Jobs The labour market remains softer than Australia's. The latest official unemployment rate is 5.4% in the December 2025 quarter, with 165,000 people unemployed.
Debt securities / policy The RBNZ's OCR remains 2.25% and, as of its February guidance, it still expects inflation to fall as excess capacity persists.
Singapore
Economic growth / trade Singapore's latest official data continued to show resilience: total merchandise exports were up 11.0% y/y in February, and broader external trade remained firm.
Inflation Inflation is still low by developed-market standards. February CPI-All Items was 1.2% y/y, with the monthly increase at 0.6%; the prior release had already shown core inflation running low.

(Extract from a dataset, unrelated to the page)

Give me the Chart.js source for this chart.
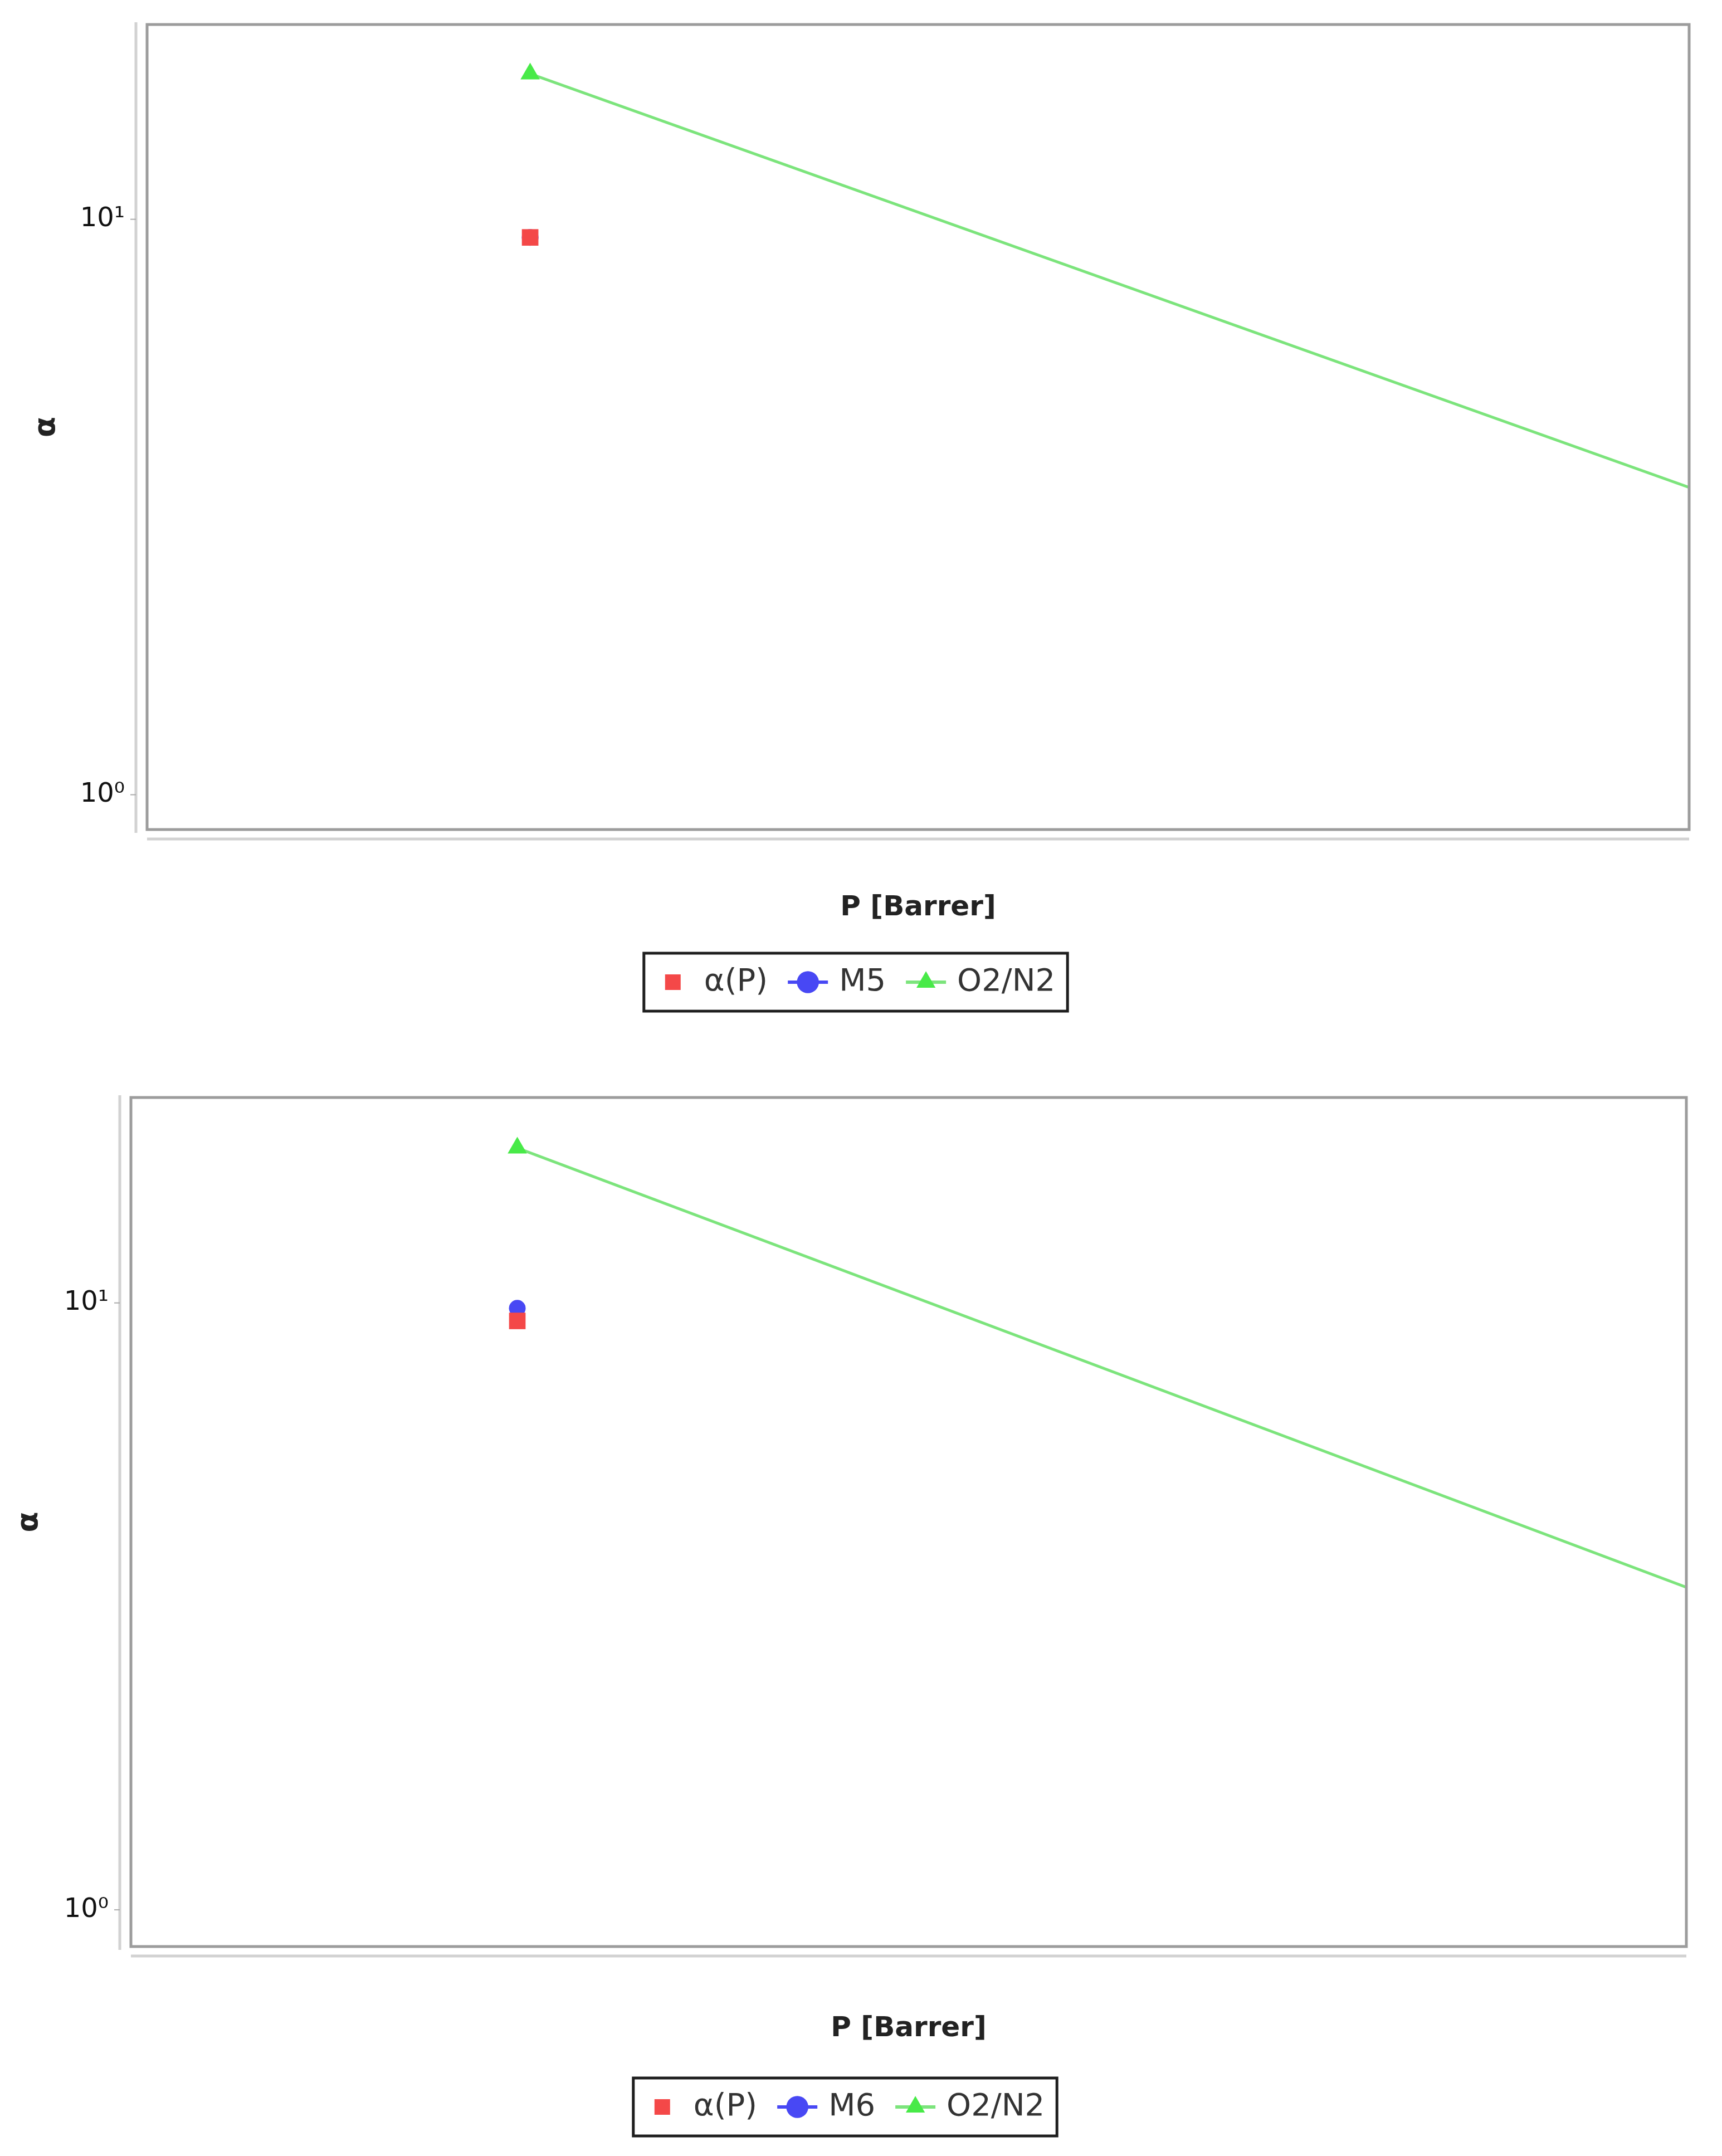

ESG / industrial policy A new domestic policy theme emerged on 1 April, when MTI announced the S$250 million Singapore Pilots for Energy & Enterprise Decarbonisation (SPEED) programme to support low-carbon technology pilots and deployment.
Switzerland
Inflation Switzerland remains at the low-inflation extreme, though March showed a slight uptick: inflation rose to 0.3% from 0.1% in February.
Debt securities / policy The SNB's March assessment still frames Switzerland as a place where the bigger risk is not overheating, but too much franc strength and growth slowing somewhat in the short term. It left the policy rate at 0%, kept GDP growth for 2026 around 1%, and explicitly raised its willingness to intervene in FX markets because of the Middle East conflict.
What this implied for markets
Three things mattered most. First, the Iran war kept energy as the key macro transmission channel, lifting oil, inflation expectations and recession worries simultaneously. Second, the world looked more regionally divergent: China's PMI rebounded, Australia's labour market stayed tight, New Zealand remained softer, and Singapore kept showing trade resilience. Third, bond markets remained highly sensitive to Japan and imported inflation, not just domestic central-bank policy.